Good job FG. Thank you. I

by vildemose on

Good job FG. Thank you. I think you should have also mentioned that this mass dumping of bodies in unknown places is nothing new in the Islamic Republic.

There is Khavaran precedent:

 

//en.wikipedia.org/wiki/1988_executions_of_Iranian_prisoners

 

//azarmehr.blogspot.com/2009/01/khavaran-cemetery-must-be-preserved.html

 

Silencing the dead: Trying to remove evidence by buldozing the site:

 //iranian.com/main/blog/paymaneh-amiri/khavaran-silencing-dead

 

Please send these links to the newspapers too. It provides context and historical perspective to the recent news of mass secret burial.

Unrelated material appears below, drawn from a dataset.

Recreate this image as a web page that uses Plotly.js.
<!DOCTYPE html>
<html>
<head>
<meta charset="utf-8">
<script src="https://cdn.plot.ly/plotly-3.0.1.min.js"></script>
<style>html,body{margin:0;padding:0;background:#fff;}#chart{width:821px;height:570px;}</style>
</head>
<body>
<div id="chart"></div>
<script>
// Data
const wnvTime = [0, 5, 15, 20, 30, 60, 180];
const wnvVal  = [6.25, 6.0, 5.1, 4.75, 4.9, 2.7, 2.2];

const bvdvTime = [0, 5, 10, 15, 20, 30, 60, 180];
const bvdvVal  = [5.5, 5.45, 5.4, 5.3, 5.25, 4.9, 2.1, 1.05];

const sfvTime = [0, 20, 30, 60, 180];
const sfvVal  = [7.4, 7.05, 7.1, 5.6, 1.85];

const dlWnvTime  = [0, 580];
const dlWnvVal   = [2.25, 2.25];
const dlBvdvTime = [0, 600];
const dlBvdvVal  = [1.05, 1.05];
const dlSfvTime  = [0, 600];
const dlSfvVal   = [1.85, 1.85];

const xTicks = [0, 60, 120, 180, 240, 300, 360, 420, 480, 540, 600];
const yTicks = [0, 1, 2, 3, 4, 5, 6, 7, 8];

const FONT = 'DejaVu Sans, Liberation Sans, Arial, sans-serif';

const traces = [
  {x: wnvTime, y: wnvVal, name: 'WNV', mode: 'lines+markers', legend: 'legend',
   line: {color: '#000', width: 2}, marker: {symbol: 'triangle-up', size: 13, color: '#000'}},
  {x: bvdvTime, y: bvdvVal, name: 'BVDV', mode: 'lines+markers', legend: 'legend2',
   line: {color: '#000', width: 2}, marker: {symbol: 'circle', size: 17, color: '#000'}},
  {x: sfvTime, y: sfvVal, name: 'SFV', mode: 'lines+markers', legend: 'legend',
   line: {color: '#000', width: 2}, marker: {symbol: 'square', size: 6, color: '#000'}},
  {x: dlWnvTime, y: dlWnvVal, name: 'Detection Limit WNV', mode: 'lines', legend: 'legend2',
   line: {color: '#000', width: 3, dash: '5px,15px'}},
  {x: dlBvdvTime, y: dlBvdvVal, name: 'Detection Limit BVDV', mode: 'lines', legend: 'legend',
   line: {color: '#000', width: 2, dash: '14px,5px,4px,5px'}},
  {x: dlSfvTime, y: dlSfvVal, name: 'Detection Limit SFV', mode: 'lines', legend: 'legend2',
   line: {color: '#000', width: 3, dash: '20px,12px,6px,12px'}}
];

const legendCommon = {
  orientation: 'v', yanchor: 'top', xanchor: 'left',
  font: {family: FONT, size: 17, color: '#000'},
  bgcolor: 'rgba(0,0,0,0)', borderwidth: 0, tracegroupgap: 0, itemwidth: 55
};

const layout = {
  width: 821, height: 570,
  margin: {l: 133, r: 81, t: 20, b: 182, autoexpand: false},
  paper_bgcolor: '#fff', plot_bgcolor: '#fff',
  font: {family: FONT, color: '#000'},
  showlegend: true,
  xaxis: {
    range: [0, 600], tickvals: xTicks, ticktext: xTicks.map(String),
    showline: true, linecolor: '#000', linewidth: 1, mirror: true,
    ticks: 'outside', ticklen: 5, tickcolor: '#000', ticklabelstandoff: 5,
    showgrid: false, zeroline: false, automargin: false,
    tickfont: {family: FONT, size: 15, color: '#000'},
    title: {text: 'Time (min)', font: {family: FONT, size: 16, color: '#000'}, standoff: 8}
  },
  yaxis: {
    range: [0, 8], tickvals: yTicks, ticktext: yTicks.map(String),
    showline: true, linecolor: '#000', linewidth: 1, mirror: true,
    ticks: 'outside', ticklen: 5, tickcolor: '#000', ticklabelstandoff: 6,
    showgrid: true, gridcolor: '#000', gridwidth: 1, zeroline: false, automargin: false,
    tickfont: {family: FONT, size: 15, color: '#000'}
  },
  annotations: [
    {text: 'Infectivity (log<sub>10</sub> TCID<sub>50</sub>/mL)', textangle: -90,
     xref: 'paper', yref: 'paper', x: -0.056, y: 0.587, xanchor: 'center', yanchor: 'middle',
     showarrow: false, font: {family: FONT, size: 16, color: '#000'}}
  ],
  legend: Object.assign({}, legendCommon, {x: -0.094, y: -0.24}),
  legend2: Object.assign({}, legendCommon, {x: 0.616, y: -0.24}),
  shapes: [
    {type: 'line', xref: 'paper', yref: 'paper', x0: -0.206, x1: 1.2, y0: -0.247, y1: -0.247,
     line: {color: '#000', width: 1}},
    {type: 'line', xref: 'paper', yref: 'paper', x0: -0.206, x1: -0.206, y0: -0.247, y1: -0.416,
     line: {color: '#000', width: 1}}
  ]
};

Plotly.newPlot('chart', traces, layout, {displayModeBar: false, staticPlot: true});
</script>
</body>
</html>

Thanks again and keep up the good work.

 


Majid Zahrai

Dear FG

by Majid Zahrai on

Welcome to the news section. Please leave your contributed news article's title intact, as it is not a part of the contribution you can change. You can write your personal opinions in your comment or in the supertitle, but the title needs to stay the same as it appears on the article. In this case the title should be "Iranian Authorities Are Accused of Secret Burials" and not "NY Times has picked up story of secret burials." 

Thank you in advance for changing it.


FG

Secret Burials

by FG on

I notice here the LA Times (I also sent them material previously) is also carrying the story and even lists the number of bodies at 44.  

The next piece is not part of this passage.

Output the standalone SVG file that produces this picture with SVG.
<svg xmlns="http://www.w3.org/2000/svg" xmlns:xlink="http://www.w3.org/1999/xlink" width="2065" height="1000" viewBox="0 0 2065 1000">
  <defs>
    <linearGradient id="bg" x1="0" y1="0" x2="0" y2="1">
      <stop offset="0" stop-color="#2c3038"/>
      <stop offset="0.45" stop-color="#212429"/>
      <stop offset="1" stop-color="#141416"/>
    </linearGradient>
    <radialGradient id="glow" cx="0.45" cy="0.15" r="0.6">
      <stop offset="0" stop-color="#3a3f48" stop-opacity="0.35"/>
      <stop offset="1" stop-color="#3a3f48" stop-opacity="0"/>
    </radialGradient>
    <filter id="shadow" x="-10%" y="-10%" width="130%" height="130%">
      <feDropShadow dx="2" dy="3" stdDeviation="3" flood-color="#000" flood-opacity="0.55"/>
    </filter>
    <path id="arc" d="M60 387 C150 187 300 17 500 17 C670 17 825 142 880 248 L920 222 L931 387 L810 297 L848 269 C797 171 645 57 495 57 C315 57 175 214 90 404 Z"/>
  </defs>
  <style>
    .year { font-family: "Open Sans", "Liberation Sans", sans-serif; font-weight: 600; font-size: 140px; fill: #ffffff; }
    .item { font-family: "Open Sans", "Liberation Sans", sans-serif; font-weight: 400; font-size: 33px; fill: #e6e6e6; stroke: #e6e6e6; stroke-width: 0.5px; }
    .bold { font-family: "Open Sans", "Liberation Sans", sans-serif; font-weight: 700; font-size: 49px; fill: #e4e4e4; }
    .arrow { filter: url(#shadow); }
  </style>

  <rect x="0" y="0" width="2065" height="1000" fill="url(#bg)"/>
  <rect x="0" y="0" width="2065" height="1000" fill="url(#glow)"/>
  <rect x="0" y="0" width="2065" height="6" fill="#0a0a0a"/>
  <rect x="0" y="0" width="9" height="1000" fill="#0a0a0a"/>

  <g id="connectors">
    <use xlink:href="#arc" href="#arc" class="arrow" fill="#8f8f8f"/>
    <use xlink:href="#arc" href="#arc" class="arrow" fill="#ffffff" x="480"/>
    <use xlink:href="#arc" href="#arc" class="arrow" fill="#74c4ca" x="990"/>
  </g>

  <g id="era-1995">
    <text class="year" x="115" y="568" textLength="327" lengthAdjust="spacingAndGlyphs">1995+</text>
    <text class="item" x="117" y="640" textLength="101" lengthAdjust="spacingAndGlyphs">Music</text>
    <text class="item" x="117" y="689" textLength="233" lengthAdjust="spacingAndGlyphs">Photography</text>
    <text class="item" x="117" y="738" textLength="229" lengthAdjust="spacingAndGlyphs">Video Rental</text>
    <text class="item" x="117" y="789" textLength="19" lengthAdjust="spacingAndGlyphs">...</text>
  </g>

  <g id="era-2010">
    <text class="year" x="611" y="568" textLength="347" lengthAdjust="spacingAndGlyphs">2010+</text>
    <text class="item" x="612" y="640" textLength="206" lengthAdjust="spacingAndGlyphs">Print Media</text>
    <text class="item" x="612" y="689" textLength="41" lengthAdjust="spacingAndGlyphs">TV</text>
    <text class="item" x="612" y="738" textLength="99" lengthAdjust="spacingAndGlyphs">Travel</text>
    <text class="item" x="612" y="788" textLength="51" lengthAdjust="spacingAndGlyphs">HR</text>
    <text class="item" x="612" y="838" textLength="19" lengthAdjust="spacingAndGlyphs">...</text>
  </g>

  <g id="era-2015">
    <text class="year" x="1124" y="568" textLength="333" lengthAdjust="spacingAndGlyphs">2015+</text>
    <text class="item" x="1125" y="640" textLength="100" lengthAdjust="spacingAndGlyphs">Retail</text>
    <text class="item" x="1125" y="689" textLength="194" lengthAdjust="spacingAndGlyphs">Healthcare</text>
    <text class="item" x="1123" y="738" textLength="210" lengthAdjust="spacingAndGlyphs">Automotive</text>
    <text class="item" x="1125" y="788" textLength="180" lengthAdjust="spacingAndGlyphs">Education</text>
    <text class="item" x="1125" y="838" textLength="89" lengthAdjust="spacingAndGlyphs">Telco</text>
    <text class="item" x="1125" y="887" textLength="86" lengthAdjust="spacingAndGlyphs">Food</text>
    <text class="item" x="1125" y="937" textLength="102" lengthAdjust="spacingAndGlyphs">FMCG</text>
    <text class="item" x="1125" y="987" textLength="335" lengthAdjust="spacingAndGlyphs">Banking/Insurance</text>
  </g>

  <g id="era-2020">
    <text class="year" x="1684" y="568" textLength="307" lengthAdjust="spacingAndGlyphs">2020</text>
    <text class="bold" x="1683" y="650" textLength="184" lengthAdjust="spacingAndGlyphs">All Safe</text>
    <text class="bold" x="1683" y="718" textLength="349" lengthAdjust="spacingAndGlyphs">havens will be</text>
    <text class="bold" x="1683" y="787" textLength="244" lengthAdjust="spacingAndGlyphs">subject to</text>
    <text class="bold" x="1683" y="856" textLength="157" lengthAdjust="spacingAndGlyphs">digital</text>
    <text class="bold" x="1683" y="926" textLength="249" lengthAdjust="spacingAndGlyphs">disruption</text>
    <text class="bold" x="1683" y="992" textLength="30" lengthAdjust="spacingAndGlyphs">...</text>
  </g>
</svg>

If no one has taken photos, the opposition should get a few hundred people stationed around the grave.  If they scatter or arrest that many demonstrators, remove the evidence and deny everything it will be very difficult to explain why they would remove/arrest so many people whose presence could have backed up their story. 

The two questions Iranians should ask are: !) How is it possible so many died in government hands after being picked up intact? and 2) Why did the government hide these bodies instead of returning them to their families?